You can't hire actual seniors

When a genuinely senior person with 10+ years of experience sees your job listing for "Senior Developer," they look at who else has that title at your company and see people with 3 years of experience. They think: "This company doesn't know what senior means" and move on.

You've made it harder to attract the exact people you need by devaluing the title they've earned.

What "senior" should actually mean

They've made the mistakes already

A real senior has built things that failed and learned why. They've shipped the wrong feature, picked the wrong architecture, run the campaign that bombed. They bring pattern recognition that only comes from experience. When they say "that won't work," they're not guessing - they've tried it.

They make everyone around them better

Senior doesn't mean "does their own work really well." It means they elevate the team. They mentor junior people. They review work and make it better. They set standards. A senior who only contributes their own output isn't senior - they're just an experienced individual contributor.

They handle ambiguity

Give a mid-level person a vague problem and they'll ask you to define it better. Give a senior person a vague problem and they'll define it themselves, propose an approach, identify the risks, and start executing. Senior means you can hand someone a goal and trust them to figure out the path.

They push back

A mid-level person implements what they're told. A senior person tells you when you're wrong. They have enough experience and confidence to say "that's a bad idea, here's why, here's what we should do instead." If someone never disagrees with leadership, they're not operating at a senior level.

A framework that works

Here's a simple way to think about levels that cuts through title inflation:

Junior (0-2 years): Needs clear direction and regular feedback. Can execute defined tasks well. Learning the fundamentals of their field.

Mid-level (2-5 years): Can work independently on well-defined problems. Starting to develop their own approach. Occasionally mentors juniors. Delivers consistently.

Senior (5-8+ years): Defines problems, not just solutions. Mentors others. Makes decisions with incomplete information. Has deep expertise in their domain and broad understanding of adjacent domains.

Lead/Principal (8+ years): Sets strategy for their function. Influences company direction. Builds and leads teams. Recognized expert in their field.

These are rough guides - a fast learner might reach senior in 4 years, and some people with 10 years of experience are still mid-level. But years of experience plus demonstrated capability gives you a much better calibration than titles.

How to fix this at your company

Define your levels clearly

Write down what each level means at your company. What are the expectations for a senior vs. mid-level? What skills, behaviors, and outputs define each level?
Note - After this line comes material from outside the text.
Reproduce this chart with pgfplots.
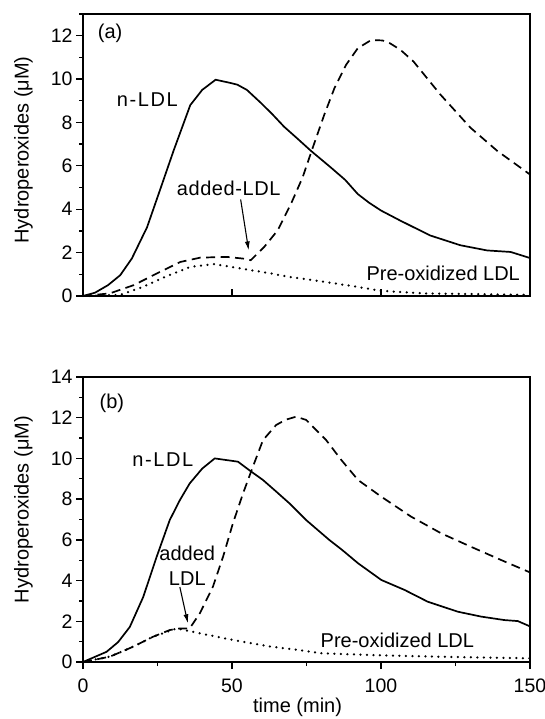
\documentclass[border=0pt]{standalone}
\usepackage{fontspec}
\setmainfont{Liberation Sans}
\usepackage{pgfplots}
\pgfplotsset{compat=1.18}
\usetikzlibrary{arrows.meta}

\pgfplotsset{
  panel/.style={
    scale only axis, width=447pt, xmin=0, xmax=150, ymin=0,
    axis line style={line width=1.6pt},
    every tick/.style={black, line width=1.3pt},
    ytick distance=2, minor y tick num=1,
    major tick length=7pt, minor tick length=4pt,
    ytick align=outside, ytick pos=left, xtick pos=bottom,
    tick label style={font=\fontsize{19.5}{22}\selectfont},
    label style={font=\fontsize{20}{22}\selectfont},
    /pgf/number format/assume math mode=true,
    clip=false,
    ylabel={Hydroperoxides (μM)},
  },
  sol/.style={black, line width=1.7pt},
  das/.style={black, line width=1.7pt, dash pattern=on 9pt off 5.5pt},
  dot/.style={black, line width=2.5pt, line cap=round, dash pattern=on 0pt off 6.5pt},
}
\newcommand{\ann}{\fontsize{20}{25}\selectfont}

\begin{document}
\begin{tikzpicture}
\useasboundingbox (0,0) rectangle (545pt,719pt);

% panel (a)
\begin{axis}[panel, at={(83pt,423pt)}, anchor=south west, height=282pt, ymax=13,
    xtick={50,100}, xticklabels={}, xtick align=inside,
    ylabel style={at={(axis description cs:-0.112,0.518)}, anchor=south, inner sep=0pt}]
\addplot[sol] coordinates {
(0,0) (4,0.15) (8.4,0.5) (12.5,0.96) (16.4,1.73) (21.5,3.17) (26,4.95) (30.4,6.7)
(36,8.8) (40,9.5) (44.5,9.97) (49.5,9.82) (51.8,9.74) (55,9.5) (59.7,8.9) (63.6,8.37)
(67.5,7.8) (72,7.25) (76.5,6.69) (83.2,5.92) (88,5.35) (92.2,4.7) (96,4.3) (100,3.94)
(106.4,3.48) (116.5,2.79) (126.6,2.34) (135.6,2.1) (143.5,2.03) (150,1.75)};
\addplot[das] coordinates {
(0,0) (9,0.12) (17,0.5) (24.8,1.04) (32.7,1.57) (39.4,1.77) (48.4,1.8) (54,1.72)
(56.3,1.65) (58.5,1.95) (60.8,2.26) (65.3,3.02) (69.8,4.25) (73.7,5.47) (77.1,6.84)
(81,8.37) (84.4,9.59) (88.3,10.66) (92.2,11.42) (96.7,11.8) (100.5,11.78) (103,11.65)
(106.5,11.35) (110.9,10.81) (119.9,9.29) (130,7.76) (139,6.69) (150,5.6)};
\addplot[dot] coordinates {
(0,0) (12.5,0.05) (20.3,0.43) (28.2,0.92) (36,1.34) (43.9,1.47) (52.9,1.27) (63,1.04)
(69.3,0.88) (80.6,0.66) (91.8,0.43) (99.7,0.24) (114.3,0.12) (150,0.05)};
\node[font=\ann] at (axis cs:9.1,12.1) {(a)};
\node[font=\ann] at (axis cs:21.6,9.07) {\addfontfeature{LetterSpace=8}n-LDL};
\node[font=\ann] at (axis cs:48.9,4.95) {\addfontfeature{LetterSpace=3}added-LDL};
\node[font=\ann, anchor=east] at (axis cs:147.8,1.05) {Pre-oxidized LDL};
\draw[line width=1.1pt, -{Latex[length=9pt,width=5pt]}] (axis cs:52.9,4.45) -- (axis cs:55.6,2.1);
\end{axis}

% panel (b)
\begin{axis}[panel, at={(83pt,57pt)}, anchor=south west, height=285pt, ymax=14,
    xtick={0,50,100,150}, minor xtick={25,75,125}, xtick align=outside,
    xticklabel style={yshift=-6pt},
    xlabel={time (min)},
    xlabel style={at={(axis description cs:0.48,-0.158)}, anchor=center},
    ylabel style={at={(axis description cs:-0.112,0.535)}, anchor=south, inner sep=0pt}]
\addplot[sol] coordinates {
(0,0) (7.9,0.5) (11.8,0.98) (15.7,1.72) (20.2,3.19) (24.7,5.16) (29.1,6.97) (32.5,7.95)
(35.8,8.77) (40,9.5) (44.2,10.0) (52,9.84) (56,9.4) (60.4,8.94) (65,8.35) (69.3,7.79)
(74.9,6.97) (82.7,5.99) (87,5.5) (92.3,4.85) (100.1,4.03) (107.9,3.54) (115.7,2.96)
(125.8,2.47) (133.6,2.23) (141.4,2.06) (145.9,2.01) (150,1.75)};
\addplot[das] coordinates {
(0,0) (9,0.26) (16.8,0.75) (23.5,1.24) (29.1,1.57) (32.5,1.65) (35.8,1.65) (39.2,2.39)
(43.6,3.7) (47,5.17) (50.3,6.81) (53.7,8.28) (57,9.59) (60.4,10.9) (64.8,11.64)
(68,11.9) (71.5,12.05) (74.9,11.89) (81.6,10.9) (86.7,9.92) (92.3,8.94) (100.1,8.12)
(110.1,7.14) (120.2,6.32) (130.2,5.66) (140.3,5.01) (150,4.4)};
\addplot[dot] coordinates {
(0,0) (9,0.26) (16.8,0.75) (23.5,1.24) (31.4,1.65) (39.2,1.41) (50.3,1.08) (63.2,0.75)
(72.2,0.59) (80,0.43) (96.8,0.34) (119,0.26) (150,0.18)};
\node[font=\ann] at (axis cs:9.7,12.72) {(b)};
\node[font=\ann] at (axis cs:26.8,9.92) {\addfontfeature{LetterSpace=8}n-LDL};
\node[font=\ann, align=center] at (axis cs:35,4.75) {added\\LDL};
\node[font=\ann] at (axis cs:105.5,1.08) {Pre-oxidized LDL};
\draw[line width=1.1pt, -{Latex[length=9pt,width=5pt]}] (axis cs:32.5,3.68) -- (axis cs:35.2,1.9);
\end{axis}
\end{tikzpicture}
\end{document}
Make it specific enough that two different managers would evaluate the same person the same way.

Be honest in job postings

If the role is really mid-level, call it mid-level. Yes, you'll get fewer applications. But you'll get the right applications. A job titled "Marketing Manager" attracts better-matched candidates than "VP of Marketing" for the same role.
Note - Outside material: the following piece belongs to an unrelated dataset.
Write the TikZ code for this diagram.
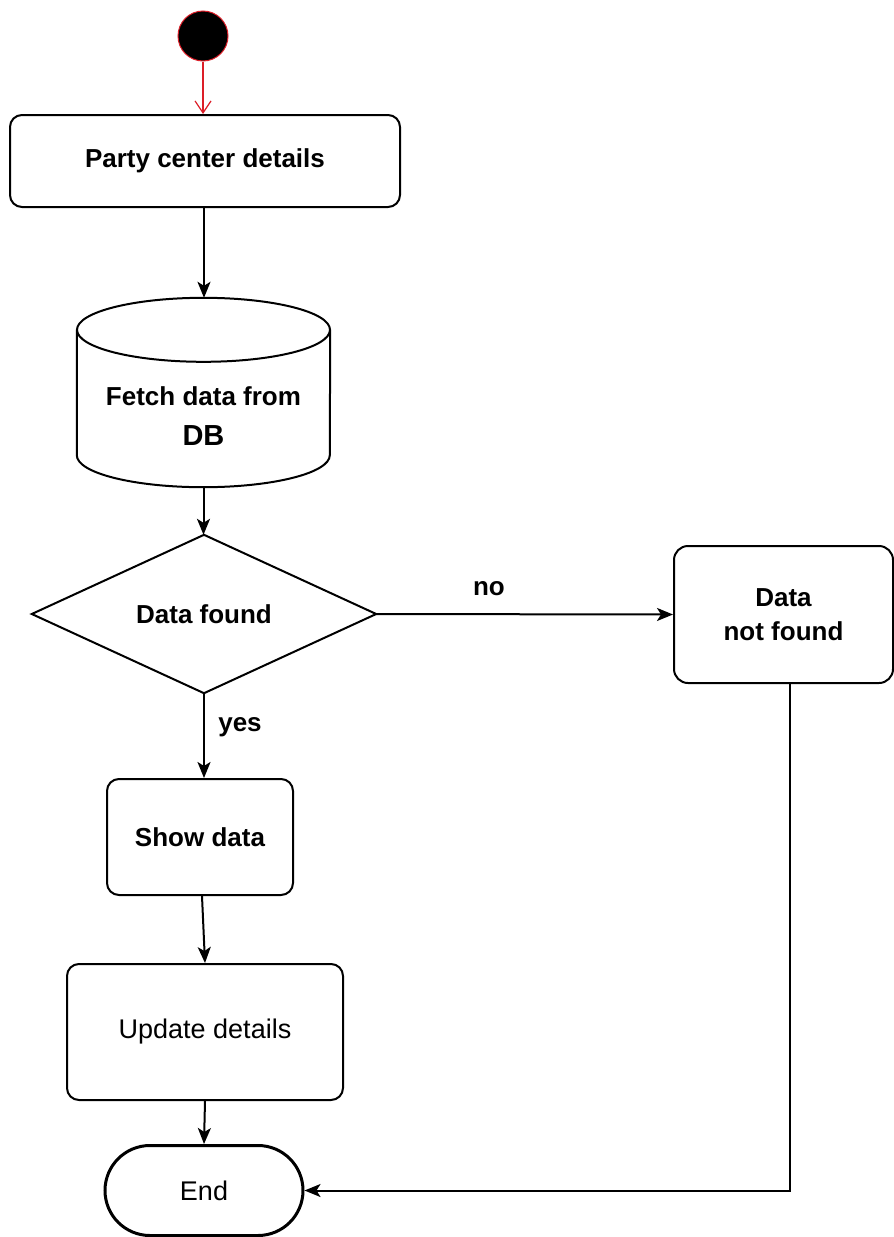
\documentclass[tikz,border=0pt]{standalone}
\usepackage{fontspec}
\setmainfont{Liberation Sans}
\usetikzlibrary{arrows.meta}
\definecolor{startred}{RGB}{220,30,40}
\tikzset{
  box/.style={draw, line width=2pt, rounded corners=12pt, align=center, inner sep=0pt},
  bt/.style={font=\fontsize{26}{34}\selectfont\bfseries},
  nt/.style={font=\fontsize{27}{34}\selectfont},
  conn/.style={line width=2pt, -{Stealth[length=16pt,width=13pt,inset=4pt]}},
}
\begin{document}
\begin{tikzpicture}[x=1pt,y=-1pt]
\fill[white] (0,0) rectangle (894,1237);
\useasboundingbox (0,0) rectangle (894,1237);

\node[circle, fill=black, draw=startred, line width=1pt, minimum size=50pt, inner sep=0pt] (start) at (203,36) {};
\node[box, bt, minimum width=390pt, minimum height=92pt] (party) at (205,161) {Party center details};

% cylinder
\node[minimum width=253pt, minimum height=189pt, inner sep=0pt] (db) at (203.5,392.5) {};
\draw[line width=2pt] ([yshift=-32pt]db.north) ellipse [x radius=126.5pt, y radius=32pt];
\draw[line width=2pt] ([yshift=-32pt]db.north west) -- ([yshift=32pt]db.south west)
  arc[start angle=180, end angle=360, x radius=126.5pt, y radius=32pt] -- ([yshift=-32pt]db.north east);
\node[align=center, inner sep=0pt, font=\fontsize{26}{40}\selectfont\bfseries] (dbtext) at (203.5,416) {Fetch data from\\{\fontsize{29}{40}\selectfont DB}};

% decision
\node[minimum width=344pt, minimum height=158pt, inner sep=0pt, bt] (dec) at (204,614) {Data found};
\draw[line width=2pt] (dec.north) -- (dec.east) -- (dec.south) -- (dec.west) -- cycle;

\node[box, bt, rounded corners=14pt, minimum width=219pt, minimum height=137pt] (nf) at (783.5,614.5) {Data\\not found};
\node[box, bt, minimum width=186pt, minimum height=116pt] (show) at (200,837) {Show data};
\node[box, nt, minimum width=276pt, minimum height=136pt] (upd) at (205,1032) {Update details};
\node[draw, line width=3pt, rounded corners=45pt, minimum width=198pt, minimum height=90pt, inner sep=0pt, nt] (end) at (204,1190.5) {End};

\draw[startred, line width=1.2pt, -{Straight Barb[length=12pt,width=16pt]}] (start.south) -- (start.south |- party.north);
\draw[conn] ([xshift=-1pt]party.south) -- ([xshift=-1pt]party.south |- db.north);
\draw[conn] (db.south) -- (db.south |- dec.north);
\draw[conn] (dec.east) -- node[bt, above=14pt, pos=0.38] (no) {no} (nf.west);
\draw[conn] (dec.south) -- node[bt, right=10pt, pos=0.4] (yes) {yes} (dec.south |- show.north);
\draw[conn] ([xshift=2pt]show.south) -- (upd.north);
\draw[conn] (upd.south) -- (end.north);
\draw[conn] ([xshift=6pt]nf.south) |- (end.east);
\end{tikzpicture}
\end{document}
Calibrate during interviews

Ignore the candidate's current title. Evaluate their actual capabilities against your level definitions. Ask them to describe situations that demonstrate senior-level thinking: defining problems, mentoring others, making judgment calls, pushing back on bad ideas.

If someone can't give you concrete examples of senior-level work beyond their own task execution, they're mid-level regardless of what their business card says.

Offer growth instead of titles

When a candidate wants a title bump, offer something better: real scope, real ownership, and a clear path to earning that title based on demonstrated performance. "Join as a mid-level engineer, and here's what senior looks like - most people reach it in 12-18 months" is more honest and more motivating than handing out empty titles on day one.

The bottom line

Titles should mean something. When they don't, hiring gets harder, team dynamics get messier, and the people who've actually earned their seniority go somewhere that recognizes the difference.

Be the company where "Senior" means something. You'll attract better people because of it.